According to the traditional legend, Hubertus was born around 655 as the son of a nobleman and died in the year 728. Initially he led a pleasure-seeking life and was a passionate hunter. One day, while out hunting, he had tracked down a stag and was pursuing it to kill it, when the animal suddenly turned to face him. Between its antlers a cross shone forth, and in the form of the stag, Christ spoke to him: «Hubertus, why do you hunt me?» Hubertus dismounted from his horse and knelt before the stag. From that moment on, Hubertus ceased hunting and henceforth led a simple life.

So much for the legend.

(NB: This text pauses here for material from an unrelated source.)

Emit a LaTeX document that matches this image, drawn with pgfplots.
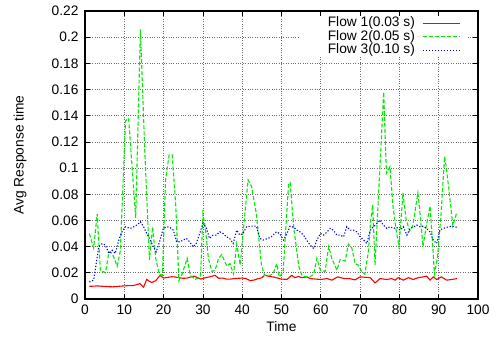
\documentclass[border=0pt]{standalone}
\usepackage{pgfplots}
\pgfplotsset{compat=1.18}
\usepackage{fontspec}
\setmainfont{Liberation Sans}

\definecolor{flowred}{RGB}{255,0,0}
\definecolor{flowgreen}{RGB}{0,235,0}
\definecolor{flowblue}{RGB}{0,0,255}

% Flow 1 (0.03 s)
\pgfplotstableread{
t y
1.1 0.0097
2.2 0.0098
3.1 0.0100
4.0 0.0098
5.0 0.0096
6.0 0.0094
7.0 0.0093
8.0 0.0095
9.0 0.0098
10.0 0.0100
11.0 0.0102
12.0 0.0102
13.0 0.0108
14.0 0.0118
14.9 0.0090
15.7 0.0150
16.4 0.0135
17.0 0.0126
18.0 0.0140
19.1 0.0180
20.0 0.0160
21.0 0.0165
22.0 0.0170
23.0 0.0168
24.0 0.0162
25.0 0.0158
26.0 0.0160
27.7 0.0175
28.5 0.0165
29.4 0.0152
30.3 0.0160
31.7 0.0169
33.1 0.0181
34.0 0.0158
35.0 0.0160
36.0 0.0152
37.0 0.0152
38.0 0.0156
39.0 0.0158
40.0 0.0160
41.0 0.0156
42.0 0.0140
43.0 0.0145
44.0 0.0155
45.0 0.0162
45.7 0.0181
47.0 0.0172
48.0 0.0168
49.0 0.0160
50.0 0.0152
51.4 0.0150
52.6 0.0181
53.4 0.0163
54.3 0.0172
55.1 0.0163
56.4 0.0169
57.3 0.0156
59.9 0.0149
61.6 0.0156
62.8 0.0144
64.3 0.0169
66.0 0.0156
67.3 0.0156
68.7 0.0146
70.0 0.0169
72.6 0.0163
73.8 0.0123
75.1 0.0156
76.8 0.0149
78.0 0.0156
78.9 0.0144
79.7 0.0163
81.0 0.0144
82.3 0.0163
83.5 0.0149
84.8 0.0163
86.1 0.0169
86.9 0.0175
87.8 0.0144
88.6 0.0169
89.5 0.0149
90.7 0.0169
92.0 0.0144
93.3 0.0149
94.7 0.0156
}\flowone

% Flow 2 (0.05 s)
\pgfplotstableread{
t y
1.1 0.050
2.2 0.039
3.1 0.065
3.9 0.022
5.2 0.020
6.1 0.036
6.9 0.035
8.2 0.025
9.0 0.037
10.3 0.136
11.1 0.138
12.9 0.062
14.1 0.206
15.2 0.114
16.4 0.030
17.2 0.055
18.0 0.031
18.9 0.019
19.7 0.018
20.5 0.091
21.4 0.110
22.2 0.110
23.1 0.071
23.9 0.014
24.7 0.019
26.0 0.031
26.8 0.018
28.1 0.015
29.4 0.017
30.0 0.065
30.6 0.055
31.4 0.031
32.3 0.021
33.1 0.022
34.0 0.031
34.8 0.034
36.1 0.025
36.9 0.027
37.8 0.019
38.6 0.042
39.5 0.026
40.3 0.053
41.5 0.091
42.4 0.086
43.6 0.065
44.9 0.026
45.7 0.018
47.0 0.018
47.8 0.019
48.8 0.027
49.4 0.017
50.4 0.020
51.8 0.088
52.2 0.089
53.1 0.055
54.4 0.025
55.2 0.018
56.1 0.017
57.3 0.017
58.2 0.019
59.0 0.031
59.9 0.022
61.1 0.021
62.0 0.040
62.8 0.031
64.1 0.022
64.9 0.030
66.2 0.029
67.0 0.042
67.9 0.039
68.7 0.027
69.5 0.026
70.4 0.021
71.2 0.019
72.1 0.036
72.7 0.060
73.2 0.072
73.8 0.026
76.0 0.158
76.7 0.096
77.6 0.101
78.4 0.070
79.2 0.052
79.9 0.040
80.9 0.081
81.7 0.061
82.6 0.052
83.4 0.056
84.7 0.081
85.1 0.070
86.0 0.040
86.8 0.055
87.8 0.071
88.5 0.040
88.9 0.019
89.7 0.032
90.6 0.065
91.5 0.109
91.9 0.101
92.7 0.081
93.6 0.056
94.6 0.066
}\flowtwo

% Flow 3 (0.10 s)
\pgfplotstableread{
t y
1.1 0.0130
2.2 0.0144
3.5 0.0398
4.4 0.0424
5.2 0.0411
6.1 0.0348
6.9 0.0373
7.7 0.0348
8.6 0.0450
9.4 0.0513
10.3 0.0552
11.5 0.0539
12.4 0.0552
13.2 0.0565
14.1 0.0590
14.9 0.0552
15.7 0.0501
16.6 0.0450
17.4 0.0398
18.1 0.0360
19.1 0.0450
19.9 0.0539
20.8 0.0552
21.6 0.0547
22.5 0.0526
23.3 0.0437
24.1 0.0437
25.0 0.0450
25.8 0.0463
26.6 0.0437
27.5 0.0398
28.3 0.0424
29.2 0.0501
30.0 0.0578
30.9 0.0539
31.7 0.0463
32.6 0.0488
33.4 0.0488
34.3 0.0513
35.1 0.0501
36.0 0.0475
36.8 0.0463
37.7 0.0424
38.6 0.0526
39.4 0.0488
40.2 0.0501
41.1 0.0552
42.4 0.0557
43.6 0.0557
44.5 0.0463
45.3 0.0450
46.6 0.0463
47.4 0.0475
48.7 0.0513
49.5 0.0501
50.5 0.0450
51.4 0.0501
52.2 0.0557
53.1 0.0547
53.9 0.0526
54.7 0.0513
55.6 0.0488
56.4 0.0450
57.3 0.0411
58.2 0.0386
59.0 0.0450
59.9 0.0501
60.7 0.0488
61.6 0.0513
62.4 0.0539
63.2 0.0526
64.1 0.0488
64.9 0.0488
65.8 0.0475
66.6 0.0552
67.5 0.0526
68.3 0.0526
69.2 0.0513
70.0 0.0475
70.9 0.0450
71.7 0.0424
72.6 0.0526
73.4 0.0552
74.3 0.0578
75.1 0.0603
75.9 0.0565
76.8 0.0539
77.6 0.0552
78.5 0.0539
79.3 0.0547
80.2 0.0526
81.0 0.0552
81.9 0.0488
82.7 0.0539
83.5 0.0547
84.4 0.0565
85.2 0.0552
86.1 0.0557
86.9 0.0539
87.8 0.0513
88.6 0.0450
89.5 0.0424
90.3 0.0526
91.2 0.0539
92.0 0.0547
93.3 0.0557
94.7 0.0547
}\flowthree

% Line styles of the three flows
\tikzset{
  flow1/.style={draw=flowred, line width=1.1bp, solid},
  flow2/.style={draw=flowgreen, line width=1.1bp, dash pattern=on 4bp off 2bp},
  flow3/.style={draw=flowblue, line width=1.1bp, dash pattern=on 1.2bp off 1.8bp},
  keytext/.style={anchor=east, inner sep=0pt, font=\fontsize{13.8}{16}\selectfont},
}

\begin{document}
\begin{tikzpicture}
\begin{axis}[
  name=ax,
  scale only axis,
  width=393bp, height=288bp,
  xmin=0, xmax=100, ymin=0, ymax=0.22,
  xtick={0,10,...,100},
  ytick={0,0.02,0.04,0.06,0.08,0.1,0.12,0.14,0.16,0.18,0.2,0.22},
  yticklabels={0,0.02,0.04,0.06,0.08,0.1,0.12,0.14,0.16,0.18,0.2,0.22},
  /pgf/number format/assume math mode=true,
  font=\fontsize{13.8}{16}\selectfont,
  tick label style={font=\fontsize{13.8}{16}\selectfont},
  label style={font=\fontsize{13.8}{16}\selectfont},
  yticklabel style={xshift=-3bp},
  xticklabel style={yshift=-2bp},
  tick align=inside,
  major tick length=5bp,
  tick style={black, line width=0.8bp},
  axis line style={black, line width=1.2bp},
  grid=major,
  major grid style={dotted, gray!85!black, line width=0.7bp},
  xlabel={Time},
  ylabel={Avg Response time},
  xlabel style={at={(axis description cs:0.5,-0.097)}, anchor=center},
  ylabel style={at={(axis description cs:-0.165,0.5)}, anchor=center},
]
\addplot[flow1] table[x=t,y=y] {\flowone};
\addplot[flow2] table[x=t,y=y] {\flowtwo};
\addplot[flow3] table[x=t,y=y] {\flowthree};
% key: white panel, labels on the left, line samples on the right
\fill[white] (axis description cs:0.547,0.84) rectangle (axis description cs:0.975,0.982);
\node[keytext] at (axis description cs:0.84,0.958) {Flow 1(0.03 s)};
\node[keytext] at (axis description cs:0.84,0.910) {Flow 2(0.05 s)};
\node[keytext] at (axis description cs:0.84,0.864) {Flow 3(0.10 s)};
\draw[flow1] (axis description cs:0.86,0.958) -- (axis description cs:0.954,0.958);
\draw[flow2] (axis description cs:0.86,0.910) -- (axis description cs:0.954,0.910);
\draw[flow3] (axis description cs:0.86,0.864) -- (axis description cs:0.954,0.864);
\end{axis}
\pgfresetboundingbox
\path ([xshift=-85bp,yshift=-46bp]ax.south west) rectangle ([xshift=21bp,yshift=11bp]ax.north east);
\end{tikzpicture}
\end{document}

After his encounter with the stag, Hubertus thus stopped hunting and became a devout Christian. For true Christianity and hunting simply do not go together. In his encounter with the stag, he was confronted with a choice: either he kills the animal — in which case he also kills Christ — or he does not, and professes his faith in Christ. Or, in the words of Matthew 25:40:
Whatever you did for one of the least of these brothers of mine, you did for me.
Nowhere is it written that Jesus Christ, whom both denominations venerate as the Son of God, ever hunted animals. This would also be highly contradictory, as God's 5th commandment states “Thou shalt not kill.” Yet every hunt is inherently linked to killing.
Despite all of this, so-called Hubertus hunts and Hubertus masses in churches take place annually around November 3rd, the feast day of Saint Hubertus. Rather than appointing Saint Hubertus as the patron saint of animals, the Church named him the patron of wildlife killers.
Surely the meaning of the Hubertus legend is that humans should live in harmony and peace with nature and animals. One should not be the hunter, but the protector and friend of animals. As it is so beautifully stated in Mark 16:15: “Go into all the world and proclaim the gospel to every creature.” This certainly does not refer to hunting.
True Christianity is a religion of ethics that stands for compassion, respect for life, and love of one's neighbour. Practising Christians engage with the question of how these core values can be implemented globally, and formulate — grounded in scripture and theologically founded — viable ethical guidelines for a peaceful coexistence of humans, nature, and animals. Animals are “our brothers and sisters,” our neighbours. Any use of them — whether for food production, clothing, entertainment, or in animal testing — and any reduction of them to mere commodities, contradicts a peaceful, preserving, and life-respecting attitude.